By Sahar Chmais
A wastewater utility service agreement was approved by Buda City Council for a 16-acre multi-family project. This project could mean more wastewater services extended throughout Buda.
Approximately one year ago, the city adopted a wholesale agreement with the Guadalupe-Blanco River Authority (GBRA) to provide properties on the east side of Buda with wastewater services. The city would act as a retail provider and GBRA would act as the wholesale provider, taking the flow to the Sunfield wastewater treatment plant.
On Oct. 19, Buda City Council approved the first project under that agreement, which will provide the wastewater service to a property on the bend of FM 2001, being developed by Alliance Realty Partners LLC. This property is in the extra-territorial jurisdiction (ETJ).
Buda pursued the agreement with GBRA for two reasons, said Micah Grau, deputy city manager. The first advantage, serves as an environmental benefit, by decreasing the proliferation of septic tanks, which require a lot of maintenance and can fail, leaching into the city’s water systems.

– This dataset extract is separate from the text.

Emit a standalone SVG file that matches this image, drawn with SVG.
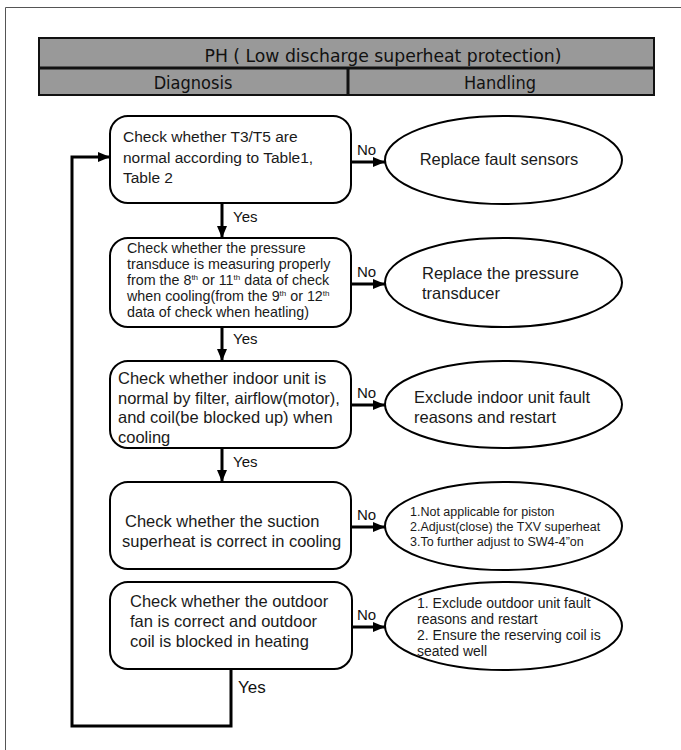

The second benefit is to secure service areas on the east side of Buda. This will prevent other service providers who may not have a good reputation or proper resources to provide quality service, Grau said.
The city will pay an impact fee of $246,000 to GBRA, and the developer will reimburse Buda for that payment. GBRA owns the pipes, and the city will not be in charge of maintenance.
However, Buda is in charge of the water meters. Customers will pay an ongoing service fee of $6.20 per 1,000 gallons used; $5.64 per 1,000 gallons goes to GBRA, and the rest will be to cover the city’s cost for testing and annual calibration of meter requirements.
In the short-term, this agreement will provide a service to the Alliance Realty Partners development, but council sees potential in the expansion of the service to other properties in the ETJ.
Opportunities for additional service in the area is a reason that the city set up the agreement with GBRA generically, so that it can be amended in the future to take on other properties, Grau said.
The city wants to be able to put in infrastructure and be strategic for what may come in the future, he added.